Manteca prevailed over Modesto and secured a sugar beet refinery that added a different dimension to the then farm town. Spreckels became the largest private sector employer in Manteca — and remained so for 50 years — while the payroll and its purchases of goods and services helped local businesses prosper and generated numerous secondary jobs. By the time Spreckels ended its 79-year run in Manteca, it was no longer the top employer having slipped into 8th place among private sector enterprises.
That said, Spreckels Sugar was firmly engrained in Manteca’s civic psyche as well as the city’s image. Manteca and Spreckels Sugar were viewed by much of the world as synonymous.
Manteca isn’t the only entity by far that has had to get creative in order to pay the bills and attract jobs. In fact you could make a sound argument that such deals are defensive in nature as much as they are offensive — figuratively to some and literally to others.
Car dealership poaching was a prime example. Before the California Legislature stepped up in the early 1980s and required the local sales tax charged for a car to be based on where it is garaged and not where it is bought, cities would cut sweet deals to lure new car dealers from neighboring cities. If a dealer sold 100 cars a month at an average price of $20,000 the local 1 percent cut of the base sales tax would come to $20,000 a month or $240,000 a year. Changing the sales tax payment to where the buyer garages their vehicle — essentially resides — ended that practice.
Going after Costco was a no brainer. If Manteca hadn’t, it was clear from Costco’s real estate people that Manteca wasn’t on their radar given they thought a location on Interstate 5 ultimately could make more sense as Lathrop grew than one in Manteca.

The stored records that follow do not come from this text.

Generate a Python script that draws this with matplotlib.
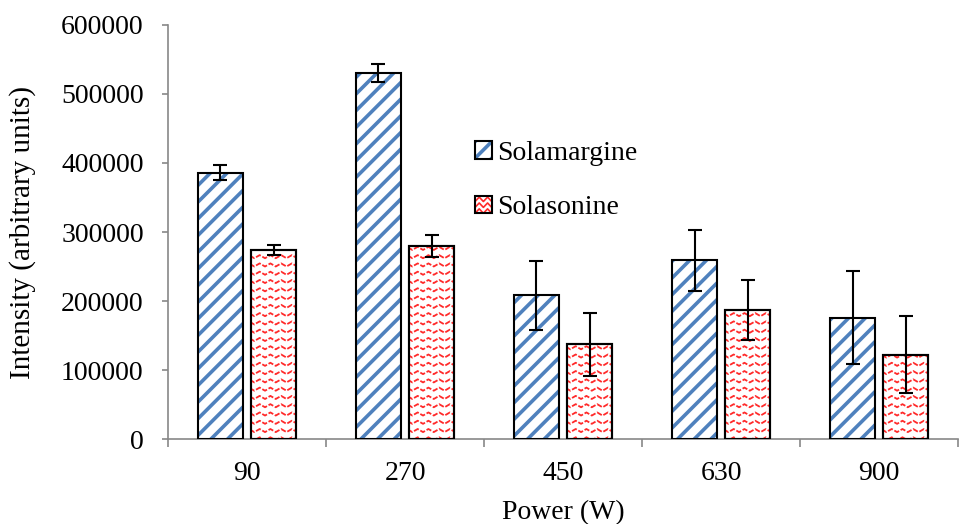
import matplotlib
matplotlib.use("Agg")
import matplotlib.pyplot as plt
from matplotlib.patches import Patch, Rectangle
from matplotlib.lines import Line2D
from matplotlib.legend_handler import HandlerBase
import numpy as np

# data
powers = ["90", "270", "450", "630", "900"]
solamargine = [386000, 530000, 208000, 259000, 176000]
solamargine_err = [11000, 13000, 50000, 44000, 67000]
solasonine = [274000, 280000, 137000, 187000, 122000]
solasonine_err = [7000, 16000, 45000, 43000, 56000]

BLUE = "#4F81BD"
RED = "#FF2A2A"
GRAY = "#888888"
FS = 20

plt.rcParams["font.family"] = ["Liberation Serif", "DejaVu Serif"]
plt.rcParams["hatch.linewidth"] = 2.6


class ZigzagHandler(HandlerBase):
    """Legend box with red zigzag lines, like the bars"""
    def create_artists(self, legend, orig_handle, xdescent, ydescent,
                       width, height, fontsize, trans):
        x0, y0 = -xdescent, -ydescent
        back = Rectangle((x0, y0), width, height, facecolor="white",
                         edgecolor="none", transform=trans)
        arts = [back]
        xs = np.linspace(x0, x0 + width, 5)
        zig = np.where(np.arange(len(xs)) % 2 == 0, 0, height * 0.25)
        for yy in np.linspace(y0, y0 + height, 4):
            ln = Line2D(xs, yy + zig, color=RED, lw=1.2, transform=trans)
            ln.set_clip_path(back)
            arts.append(ln)
        arts.append(Rectangle((x0, y0), width, height, facecolor="none",
                              edgecolor="black", lw=1.5, transform=trans))
        return arts


fig = plt.figure(figsize=(9.6, 5.24), dpi=100)
ax = fig.add_axes([0.175, 0.1622, 0.823, 0.7901])

x = np.arange(len(powers))
width = 0.28
off = 0.168

# blue diagonal stripes: hatch drawn in edge colour, so draw black border separately
ax.bar(x - off, solamargine, width, facecolor="white", edgecolor=BLUE,
       linewidth=0, hatch="//", zorder=2)
ax.bar(x - off, solamargine, width, facecolor="none", edgecolor="black",
       linewidth=1.5, zorder=3)

bars2 = ax.bar(x + off, solasonine, width, facecolor="white", edgecolor="black",
               linewidth=1.5, zorder=2)

# zigzag fill for the red bars (no wave hatch in matplotlib)
for b in bars2:
    x0, y0 = b.get_x(), b.get_y()
    w, h = b.get_width(), b.get_height()
    xs = np.arange(x0 - 0.05, x0 + w + 0.05, 0.034)
    zig = np.where(np.arange(len(xs)) % 2 == 0, 0, 4500)
    for yy in np.arange(y0 - 2000, y0 + h + 12000, 12000):
        ln, = ax.plot(xs, yy + zig, color=RED, lw=1.3, ls=(0, (3, 1)), zorder=2.5)
        ln.set_clip_path(b)
    ax.bar(b.get_x() + w / 2, h, w, facecolor="none", edgecolor="black", linewidth=1.5, zorder=3)

ax.errorbar(x - off, solamargine, yerr=solamargine_err, fmt="none", ecolor="black",
            elinewidth=1.5, capsize=5, capthick=1.5, zorder=4)
ax.errorbar(x + off, solasonine, yerr=solasonine_err, fmt="none", ecolor="black",
            elinewidth=1.5, capsize=5, capthick=1.5, zorder=4)

ax.set_xlim(-0.5, len(powers) - 0.5)
ax.set_ylim(0, 600000)
ax.set_yticks(np.arange(0, 600001, 100000))
ax.set_xticks(x)
ax.set_xticklabels(powers)
ax.set_xticks(np.arange(-0.5, len(powers), 1), minor=True)
ax.tick_params(axis="x", which="major", length=0, labelsize=FS, pad=16)
ax.tick_params(axis="x", which="minor", length=6, color=GRAY, width=1.2, direction="out")
ax.tick_params(axis="y", length=4.5, color=GRAY, width=1.2, labelsize=FS, pad=13)

for s in ["top", "right"]:
    ax.spines[s].set_visible(False)
for s in ["left", "bottom"]:
    ax.spines[s].set_color(GRAY)
    ax.spines[s].set_linewidth(1.2)

ax.set_xlabel("Power (W)", fontsize=FS, labelpad=10)
ax.set_ylabel("Intensity (arbitrary units)", fontsize=21, labelpad=18)

# legend handles
h1 = (Patch(facecolor="white", edgecolor=BLUE, hatch="//", linewidth=0),
      Patch(facecolor="none", edgecolor="black", linewidth=1.5))
h2 = Patch(facecolor="white", edgecolor="black")
ax.legend([h1, h2], ["Solamargine", "Solasonine"], loc="upper left",
          bbox_to_anchor=(0.357, 0.78), frameon=False, fontsize=FS,
          handlelength=0.6, handleheight=0.6, handletextpad=0.2, labelspacing=1.05,
          handler_map={h2: ZigzagHandler()})

fig.savefig("out.png", dpi=100)
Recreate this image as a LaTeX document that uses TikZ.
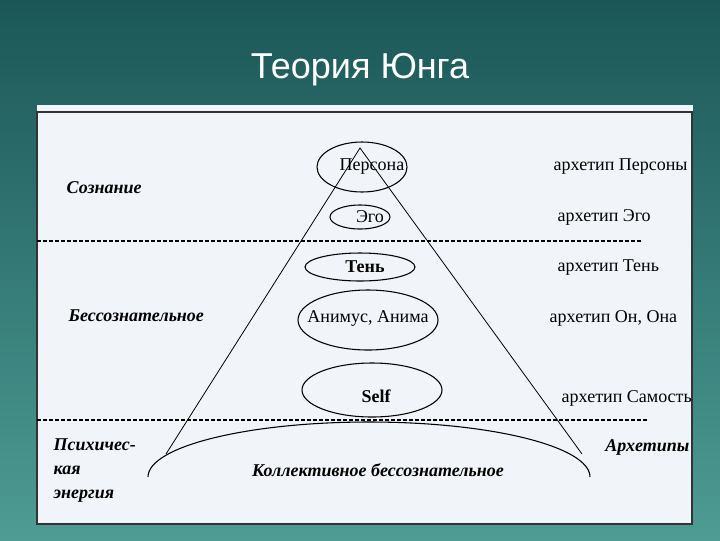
\documentclass[tikz,border=0pt]{standalone}
\usepackage{fontspec}
\setmainfont{Liberation Serif}
\newfontfamily\titlefont{Liberation Sans}
\definecolor{bgtop}{HTML}{1B5757}
\definecolor{bgbot}{HTML}{4E9C94}
\definecolor{panel}{HTML}{F1F4F8}
\begin{document}
\begin{tikzpicture}[x=0.75pt,y=-0.75pt,
  rlab/.style={anchor=west,font=\fontsize{13.5}{15}\selectfont},
  llab/.style={anchor=west,font=\fontsize{13.5}{18}\selectfont\bfseries\itshape},
  ilab/.style={font=\fontsize{13.5}{15}\selectfont},
  dash line/.style={line width=0.8pt,dash pattern=on 3pt off 1.5pt}]
\useasboundingbox (0,0) rectangle (720,540);
\shade[top color=bgtop,bottom color=bgbot] (0,0) rectangle (720,540);
\fill[panel] (37,105) rectangle (693,525);
\draw[line width=0.8pt,black!80] (37,112) rectangle (692,524);
\node[text=white,font=\titlefont\fontsize{27}{30}\selectfont] (title) at (360,70) {Теория Юнга};
% ellipses
\draw[line width=0.8pt] (362,167) ellipse (45 and 25);
\draw[line width=0.8pt] (360,217) ellipse (30 and 12);
\draw[line width=0.8pt] (360,267) ellipse (55 and 14);
\draw[line width=0.8pt] (368,320) ellipse (70 and 30);
\draw[line width=0.8pt] (372,390) ellipse (70 and 27);
% big arc
\draw[line width=0.8pt] (148,477) arc[start angle=180,end angle=360,x radius=221,y radius=55];
% pyramid
\coordinate (apex) at (360,148);
\coordinate (bl) at (166,454);
\coordinate (br) at (582,454);
\draw[line width=0.6pt] (bl) -- (apex) -- (br);
% dashed lines
\draw[dash line] (37,241) -- (641,241);
\draw[dash line] (37,420) -- (647,420);
% inner labels
\node[ilab] (p) at (372,167) {Персона};
\node[ilab] (e) at (370,217) {Эго};
\node[ilab,font=\fontsize{13.5}{15}\selectfont\bfseries] (t) at (365,267) {Тень};
\node[ilab] (a) at (368,318) {Анимус, Анима};
\node[ilab,font=\fontsize{13.5}{15}\selectfont\bfseries] (s) at (376,396) {Self};
\node[ilab,font=\fontsize{13.5}{15}\selectfont\bfseries\itshape] (k) at (378,470) {Коллективное бессознательное};
% right labels
\node[rlab] (r1) at (549,167) {архетип Персоны};
\node[rlab] (r2) at (553,217) {архетип Эго};
\node[rlab] (r3) at (553,268) {архетип Тень};
\node[rlab] (r4) at (545,318) {архетип Он, Она};
\node[rlab] (r5) at (557,398) {архетип Самость};
% left labels
\node[llab] (l1) at (62,188) {Сознание};
\node[llab] (l2) at (64,316) {Бессознательное};
\node[llab,align=left] (l3) at (49,471) {Психичес-\\кая\\энергия};
\node[llab,anchor=east] (l4) at (694,447) {Архетипы};
\end{tikzpicture}
\end{document}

Manteca went after Costco based on proprietary information that showed Manteca consumers were spending $60 million a year between their Tracy and Modesto stores. The split worked out until Costco recovers their $3.7 million investment that they never would have made in Manteca plus the Measure M public safety tax they generated has been enough over the past 10 years to cover the cost of three police officers. When the split ends in two years when the $3.7 million is paid off, the city will have funds flowing in from Costco sales that is the equivalent funding of five police officers a year.
In short, Manteca consumers that shop at Costco are paying for city services in their hometown and not those for the residents of Tracy and Modesto.
You could characterize it as “corporate welfare” but let’s be honest. The model most cities used up until the 1960s in California of using general fund money collected from everyone’s property taxes to extend streets, sewer and water lines so firms could build factories, warehouses, and stores is the same thing.
Toss in the fact the state has found ways to hijack property taxes and to play games with sales taxes by withholding part of the local cut for up to two years after it is collected and the Great Wolf deal, if it materializes, will look like pure genius.
The state has yet to find a way to legally raid room taxes. It is a tax that is paid almost 100 percent by people who don’t live here with the money collected used to pay for Manteca municipal services. And in the case of Great Wolf, most of that room tax will be paid by Bay Area residents.
Keep in mind most destination jurisdictions in California have room taxes pushing 15 percent.
If you keep everything in constant 2017 dollars, the split of the room tax alone for the first 10 years will give Manteca around $1 million a year. After a decade that will jump to $2.35 million and creep upward as the room tax dedicated to paying development fees is paid.
When the 26th year rolls around, Manteca will be collecting $4.7 million annually.
But should Manteca opt for a room tax increase more in line with what people who stay in other jurisdictions pay and increases it by 50 percent to 13.5 percent by 2020, those numbers change significantly.
In the first year with a 13.5 percent room tax Manteca would collect $3.35 million or just under 9 percent of the city’s current overall annual general fund revenue that it collects. In the 11th year it would be $4.7 million annually. Then in the 26th year it would jump to $7.05 million.
Without a Great Wolf project the numbers would be easy and extremely precise to project — zilch.